## Given data
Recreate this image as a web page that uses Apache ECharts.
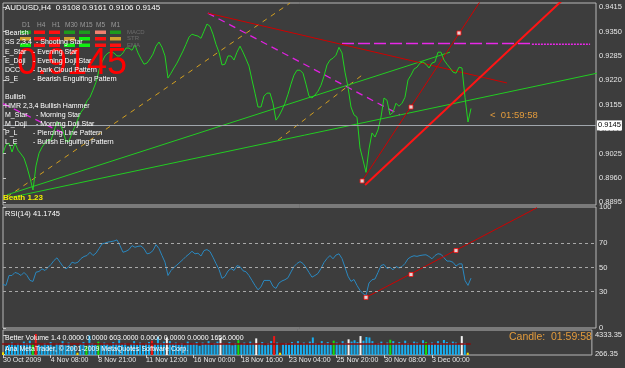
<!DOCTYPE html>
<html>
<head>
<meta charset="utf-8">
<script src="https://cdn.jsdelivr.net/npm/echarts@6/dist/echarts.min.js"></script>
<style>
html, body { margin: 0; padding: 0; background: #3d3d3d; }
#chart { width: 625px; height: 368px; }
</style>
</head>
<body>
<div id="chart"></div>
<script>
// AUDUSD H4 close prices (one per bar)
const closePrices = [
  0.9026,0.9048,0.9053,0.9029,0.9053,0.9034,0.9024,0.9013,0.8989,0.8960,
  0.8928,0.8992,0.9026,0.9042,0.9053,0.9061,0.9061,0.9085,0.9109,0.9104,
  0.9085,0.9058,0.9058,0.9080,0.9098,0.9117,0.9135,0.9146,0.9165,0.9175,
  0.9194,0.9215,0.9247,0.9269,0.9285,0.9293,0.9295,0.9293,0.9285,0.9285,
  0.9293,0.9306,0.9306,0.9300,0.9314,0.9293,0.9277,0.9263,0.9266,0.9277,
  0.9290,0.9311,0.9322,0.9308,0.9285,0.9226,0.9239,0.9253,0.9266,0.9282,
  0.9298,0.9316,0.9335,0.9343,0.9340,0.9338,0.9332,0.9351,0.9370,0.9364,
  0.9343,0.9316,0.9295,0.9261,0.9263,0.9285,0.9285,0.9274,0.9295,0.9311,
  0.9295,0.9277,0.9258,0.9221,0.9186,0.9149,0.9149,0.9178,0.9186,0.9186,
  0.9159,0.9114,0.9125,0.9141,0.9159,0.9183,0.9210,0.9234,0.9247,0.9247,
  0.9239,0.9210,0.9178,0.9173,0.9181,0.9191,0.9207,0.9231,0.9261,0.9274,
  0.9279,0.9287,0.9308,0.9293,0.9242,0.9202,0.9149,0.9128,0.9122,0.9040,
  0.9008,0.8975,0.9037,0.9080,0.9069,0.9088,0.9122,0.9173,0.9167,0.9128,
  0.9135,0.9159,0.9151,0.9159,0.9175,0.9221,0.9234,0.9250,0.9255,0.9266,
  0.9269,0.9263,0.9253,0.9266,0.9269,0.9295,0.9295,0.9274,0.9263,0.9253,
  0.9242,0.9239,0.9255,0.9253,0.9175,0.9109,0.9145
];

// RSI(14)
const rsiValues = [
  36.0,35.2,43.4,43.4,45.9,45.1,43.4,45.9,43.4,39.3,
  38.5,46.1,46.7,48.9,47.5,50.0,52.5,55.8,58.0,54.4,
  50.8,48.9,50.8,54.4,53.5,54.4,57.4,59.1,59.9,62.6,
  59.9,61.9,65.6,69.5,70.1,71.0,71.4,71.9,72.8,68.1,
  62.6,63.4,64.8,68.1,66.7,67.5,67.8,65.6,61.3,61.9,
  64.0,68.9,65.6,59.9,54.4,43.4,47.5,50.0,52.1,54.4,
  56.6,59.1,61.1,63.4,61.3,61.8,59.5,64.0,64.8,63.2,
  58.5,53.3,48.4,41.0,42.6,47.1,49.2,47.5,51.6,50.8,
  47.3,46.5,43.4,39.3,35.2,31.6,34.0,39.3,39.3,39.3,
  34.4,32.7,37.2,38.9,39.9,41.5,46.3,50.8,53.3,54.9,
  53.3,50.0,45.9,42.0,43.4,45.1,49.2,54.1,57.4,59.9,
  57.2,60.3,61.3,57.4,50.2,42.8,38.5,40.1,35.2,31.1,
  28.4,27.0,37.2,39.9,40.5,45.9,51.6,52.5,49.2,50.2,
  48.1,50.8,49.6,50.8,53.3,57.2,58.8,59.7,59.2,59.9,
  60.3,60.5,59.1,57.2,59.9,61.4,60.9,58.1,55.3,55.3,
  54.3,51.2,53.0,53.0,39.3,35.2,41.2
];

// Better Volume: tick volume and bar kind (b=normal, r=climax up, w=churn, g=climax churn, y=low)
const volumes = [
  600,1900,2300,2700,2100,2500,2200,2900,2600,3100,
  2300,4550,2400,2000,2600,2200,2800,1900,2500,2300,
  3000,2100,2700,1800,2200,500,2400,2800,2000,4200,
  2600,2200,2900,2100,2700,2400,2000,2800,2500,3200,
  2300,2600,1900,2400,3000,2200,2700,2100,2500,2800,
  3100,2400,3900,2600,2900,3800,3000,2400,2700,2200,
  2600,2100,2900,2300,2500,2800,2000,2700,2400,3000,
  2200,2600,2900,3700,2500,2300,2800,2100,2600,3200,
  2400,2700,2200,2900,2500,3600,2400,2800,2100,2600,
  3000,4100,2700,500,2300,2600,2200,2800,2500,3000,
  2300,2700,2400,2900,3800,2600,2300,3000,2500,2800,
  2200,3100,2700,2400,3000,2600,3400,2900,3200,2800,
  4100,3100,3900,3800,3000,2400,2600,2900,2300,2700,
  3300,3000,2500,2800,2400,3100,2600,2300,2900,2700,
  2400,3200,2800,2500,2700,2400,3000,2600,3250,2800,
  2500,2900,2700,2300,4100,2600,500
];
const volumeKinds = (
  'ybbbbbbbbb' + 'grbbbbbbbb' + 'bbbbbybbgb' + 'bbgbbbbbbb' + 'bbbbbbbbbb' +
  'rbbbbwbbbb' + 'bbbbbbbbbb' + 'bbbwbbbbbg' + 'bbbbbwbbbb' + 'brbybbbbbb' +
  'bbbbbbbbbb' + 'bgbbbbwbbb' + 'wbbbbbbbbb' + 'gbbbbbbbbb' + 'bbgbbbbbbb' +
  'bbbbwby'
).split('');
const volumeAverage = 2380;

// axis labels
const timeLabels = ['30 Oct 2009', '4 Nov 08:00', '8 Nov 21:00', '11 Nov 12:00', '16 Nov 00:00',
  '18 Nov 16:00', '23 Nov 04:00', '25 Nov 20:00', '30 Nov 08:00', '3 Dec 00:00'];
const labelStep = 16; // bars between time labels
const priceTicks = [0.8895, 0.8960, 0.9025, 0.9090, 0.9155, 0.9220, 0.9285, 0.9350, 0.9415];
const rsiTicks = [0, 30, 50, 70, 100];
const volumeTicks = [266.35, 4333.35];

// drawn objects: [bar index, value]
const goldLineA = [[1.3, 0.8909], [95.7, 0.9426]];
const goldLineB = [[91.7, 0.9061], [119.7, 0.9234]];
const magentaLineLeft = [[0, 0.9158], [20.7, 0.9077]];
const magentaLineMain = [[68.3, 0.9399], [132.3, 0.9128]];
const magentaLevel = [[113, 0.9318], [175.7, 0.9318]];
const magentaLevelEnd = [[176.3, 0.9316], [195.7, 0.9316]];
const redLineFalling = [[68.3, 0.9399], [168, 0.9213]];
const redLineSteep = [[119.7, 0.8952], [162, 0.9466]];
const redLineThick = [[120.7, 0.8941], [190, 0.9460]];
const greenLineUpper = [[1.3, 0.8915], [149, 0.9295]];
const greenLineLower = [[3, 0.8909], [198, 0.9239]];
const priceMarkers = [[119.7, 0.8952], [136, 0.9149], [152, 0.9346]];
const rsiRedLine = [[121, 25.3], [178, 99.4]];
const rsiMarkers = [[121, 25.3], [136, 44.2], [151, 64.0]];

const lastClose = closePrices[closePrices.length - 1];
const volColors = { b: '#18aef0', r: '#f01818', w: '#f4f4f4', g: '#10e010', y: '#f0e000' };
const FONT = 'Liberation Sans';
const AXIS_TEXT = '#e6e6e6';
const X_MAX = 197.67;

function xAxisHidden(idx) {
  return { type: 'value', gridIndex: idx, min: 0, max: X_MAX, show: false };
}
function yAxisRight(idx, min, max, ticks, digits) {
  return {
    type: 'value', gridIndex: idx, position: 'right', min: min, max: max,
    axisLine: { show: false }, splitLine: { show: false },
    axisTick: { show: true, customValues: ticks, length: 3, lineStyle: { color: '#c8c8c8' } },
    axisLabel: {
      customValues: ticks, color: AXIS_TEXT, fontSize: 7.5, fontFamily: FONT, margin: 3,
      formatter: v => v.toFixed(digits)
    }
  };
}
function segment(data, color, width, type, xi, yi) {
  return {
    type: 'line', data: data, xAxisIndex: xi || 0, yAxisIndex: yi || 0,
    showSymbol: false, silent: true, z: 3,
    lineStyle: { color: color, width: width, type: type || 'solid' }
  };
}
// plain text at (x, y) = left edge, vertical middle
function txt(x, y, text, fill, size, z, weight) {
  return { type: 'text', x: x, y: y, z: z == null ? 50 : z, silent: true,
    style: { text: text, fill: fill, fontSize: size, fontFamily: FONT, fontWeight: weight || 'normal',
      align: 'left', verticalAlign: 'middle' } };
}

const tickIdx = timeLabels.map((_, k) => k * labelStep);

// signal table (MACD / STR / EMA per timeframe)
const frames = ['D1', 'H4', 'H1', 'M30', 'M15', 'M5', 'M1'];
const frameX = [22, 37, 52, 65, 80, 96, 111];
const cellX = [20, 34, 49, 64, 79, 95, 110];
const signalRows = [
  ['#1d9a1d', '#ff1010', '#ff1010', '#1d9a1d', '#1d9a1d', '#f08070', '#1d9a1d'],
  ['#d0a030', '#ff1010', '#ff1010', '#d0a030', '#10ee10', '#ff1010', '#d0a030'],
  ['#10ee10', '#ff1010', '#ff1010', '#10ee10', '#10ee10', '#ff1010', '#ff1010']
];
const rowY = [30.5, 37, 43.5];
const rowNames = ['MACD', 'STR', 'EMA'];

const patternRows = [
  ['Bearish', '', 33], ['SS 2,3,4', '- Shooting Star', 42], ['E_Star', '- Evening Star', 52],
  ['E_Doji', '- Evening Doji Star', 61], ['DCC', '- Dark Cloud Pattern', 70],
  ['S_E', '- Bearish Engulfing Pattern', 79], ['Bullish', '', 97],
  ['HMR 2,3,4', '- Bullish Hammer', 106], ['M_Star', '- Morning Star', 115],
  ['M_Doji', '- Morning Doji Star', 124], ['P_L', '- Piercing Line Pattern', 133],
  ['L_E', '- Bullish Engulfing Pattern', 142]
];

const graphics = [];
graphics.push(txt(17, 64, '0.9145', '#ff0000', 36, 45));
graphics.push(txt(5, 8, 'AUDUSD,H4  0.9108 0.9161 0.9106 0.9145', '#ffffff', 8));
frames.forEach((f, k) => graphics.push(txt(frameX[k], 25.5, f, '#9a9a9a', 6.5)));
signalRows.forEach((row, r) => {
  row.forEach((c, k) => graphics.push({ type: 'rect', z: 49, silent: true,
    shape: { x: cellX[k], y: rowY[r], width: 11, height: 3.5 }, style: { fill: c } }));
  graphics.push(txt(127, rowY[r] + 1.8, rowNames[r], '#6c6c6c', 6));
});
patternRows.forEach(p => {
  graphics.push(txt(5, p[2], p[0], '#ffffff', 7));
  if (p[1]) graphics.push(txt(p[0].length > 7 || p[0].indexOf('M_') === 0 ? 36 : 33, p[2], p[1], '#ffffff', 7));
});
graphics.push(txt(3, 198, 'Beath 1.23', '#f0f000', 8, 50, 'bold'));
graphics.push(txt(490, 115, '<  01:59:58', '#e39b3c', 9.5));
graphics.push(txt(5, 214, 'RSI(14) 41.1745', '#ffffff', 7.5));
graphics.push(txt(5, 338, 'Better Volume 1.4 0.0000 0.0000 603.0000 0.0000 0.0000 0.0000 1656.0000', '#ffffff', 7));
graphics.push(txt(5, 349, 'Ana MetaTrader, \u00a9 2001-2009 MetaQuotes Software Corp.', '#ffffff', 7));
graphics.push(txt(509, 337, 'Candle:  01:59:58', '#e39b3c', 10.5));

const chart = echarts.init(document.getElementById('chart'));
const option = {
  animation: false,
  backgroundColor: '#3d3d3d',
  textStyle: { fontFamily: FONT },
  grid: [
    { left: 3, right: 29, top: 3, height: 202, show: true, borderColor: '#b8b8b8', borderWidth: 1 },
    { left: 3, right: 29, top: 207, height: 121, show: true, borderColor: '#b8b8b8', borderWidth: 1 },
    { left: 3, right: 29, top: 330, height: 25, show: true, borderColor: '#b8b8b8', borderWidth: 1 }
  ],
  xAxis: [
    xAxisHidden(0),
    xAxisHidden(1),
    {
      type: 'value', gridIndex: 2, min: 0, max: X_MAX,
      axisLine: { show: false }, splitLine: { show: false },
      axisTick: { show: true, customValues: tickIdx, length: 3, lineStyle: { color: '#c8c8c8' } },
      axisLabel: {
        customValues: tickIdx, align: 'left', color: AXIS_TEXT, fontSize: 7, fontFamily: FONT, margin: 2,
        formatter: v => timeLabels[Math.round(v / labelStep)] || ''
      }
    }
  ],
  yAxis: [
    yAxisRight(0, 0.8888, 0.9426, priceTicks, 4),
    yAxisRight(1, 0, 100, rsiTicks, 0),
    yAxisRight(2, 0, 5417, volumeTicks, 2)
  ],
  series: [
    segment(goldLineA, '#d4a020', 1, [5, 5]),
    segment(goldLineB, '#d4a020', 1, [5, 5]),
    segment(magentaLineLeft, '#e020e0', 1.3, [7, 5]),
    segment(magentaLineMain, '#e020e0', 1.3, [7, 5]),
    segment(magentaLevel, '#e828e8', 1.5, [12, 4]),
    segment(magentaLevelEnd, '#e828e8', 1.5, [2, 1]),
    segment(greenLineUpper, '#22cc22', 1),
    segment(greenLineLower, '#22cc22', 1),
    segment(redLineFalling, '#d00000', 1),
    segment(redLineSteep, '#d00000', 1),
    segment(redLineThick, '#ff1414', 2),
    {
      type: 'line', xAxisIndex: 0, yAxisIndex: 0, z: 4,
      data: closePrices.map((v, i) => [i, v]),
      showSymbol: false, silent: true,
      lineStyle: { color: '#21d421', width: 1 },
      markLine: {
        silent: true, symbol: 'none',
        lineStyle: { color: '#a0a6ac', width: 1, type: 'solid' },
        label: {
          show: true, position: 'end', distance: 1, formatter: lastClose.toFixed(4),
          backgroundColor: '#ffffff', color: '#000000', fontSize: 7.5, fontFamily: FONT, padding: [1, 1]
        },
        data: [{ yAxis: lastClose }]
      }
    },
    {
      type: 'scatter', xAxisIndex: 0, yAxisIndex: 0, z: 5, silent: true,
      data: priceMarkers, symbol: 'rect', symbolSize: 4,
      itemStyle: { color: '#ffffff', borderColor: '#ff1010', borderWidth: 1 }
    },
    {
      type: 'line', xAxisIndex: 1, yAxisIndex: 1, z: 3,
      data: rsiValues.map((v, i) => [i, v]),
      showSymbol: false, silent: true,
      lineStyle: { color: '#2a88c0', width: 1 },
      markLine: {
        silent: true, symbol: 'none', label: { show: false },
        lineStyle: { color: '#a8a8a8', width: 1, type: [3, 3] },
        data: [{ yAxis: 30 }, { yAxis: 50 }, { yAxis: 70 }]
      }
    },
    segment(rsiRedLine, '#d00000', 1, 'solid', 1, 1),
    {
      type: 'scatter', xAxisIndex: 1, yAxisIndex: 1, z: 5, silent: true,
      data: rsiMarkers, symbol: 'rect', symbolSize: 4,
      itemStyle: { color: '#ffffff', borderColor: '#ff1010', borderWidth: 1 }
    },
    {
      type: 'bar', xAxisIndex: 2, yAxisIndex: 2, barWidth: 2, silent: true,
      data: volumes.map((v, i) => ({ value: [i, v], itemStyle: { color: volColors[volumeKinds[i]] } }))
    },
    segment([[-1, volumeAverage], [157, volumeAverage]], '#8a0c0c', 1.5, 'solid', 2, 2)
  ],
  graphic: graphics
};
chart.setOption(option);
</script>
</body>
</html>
...
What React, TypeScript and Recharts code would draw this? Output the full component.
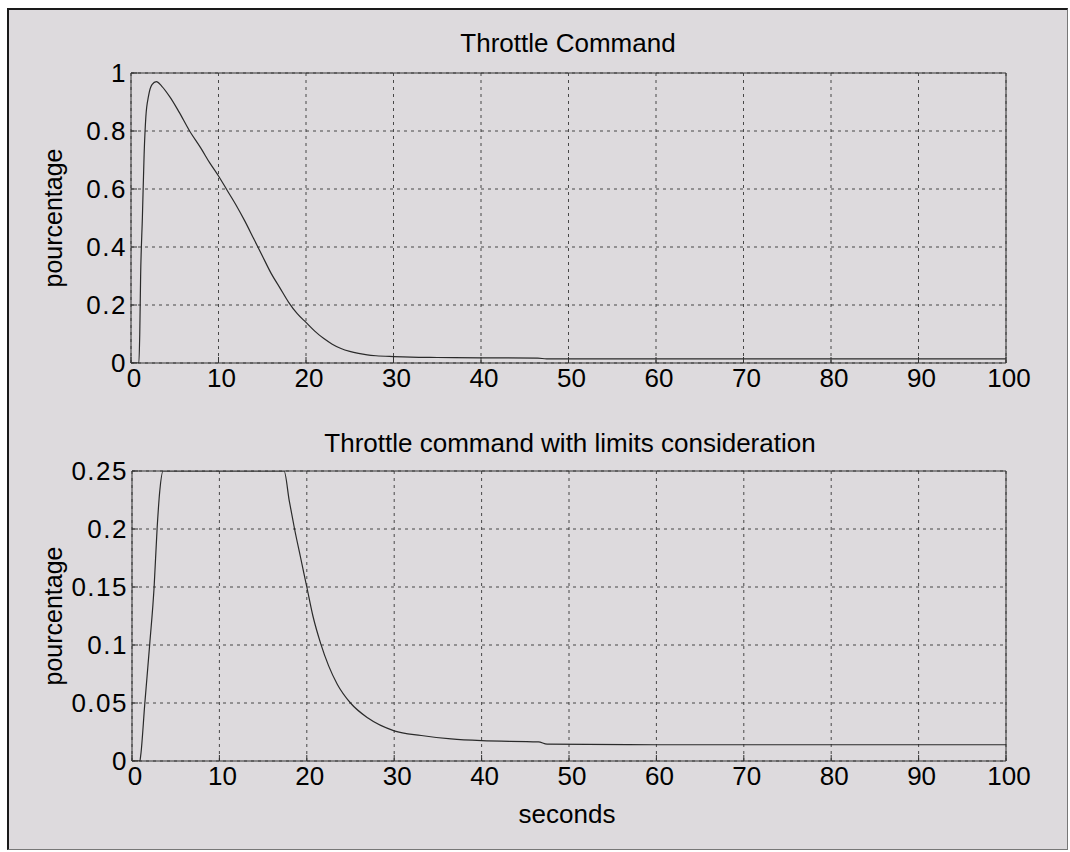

## Exercise
Copy all lines in the listing above where the string "this" appears.

## Result
Recreate this image as a web page that uses Apache ECharts.
What React, TypeScript and Recharts code would draw this? Output the full component.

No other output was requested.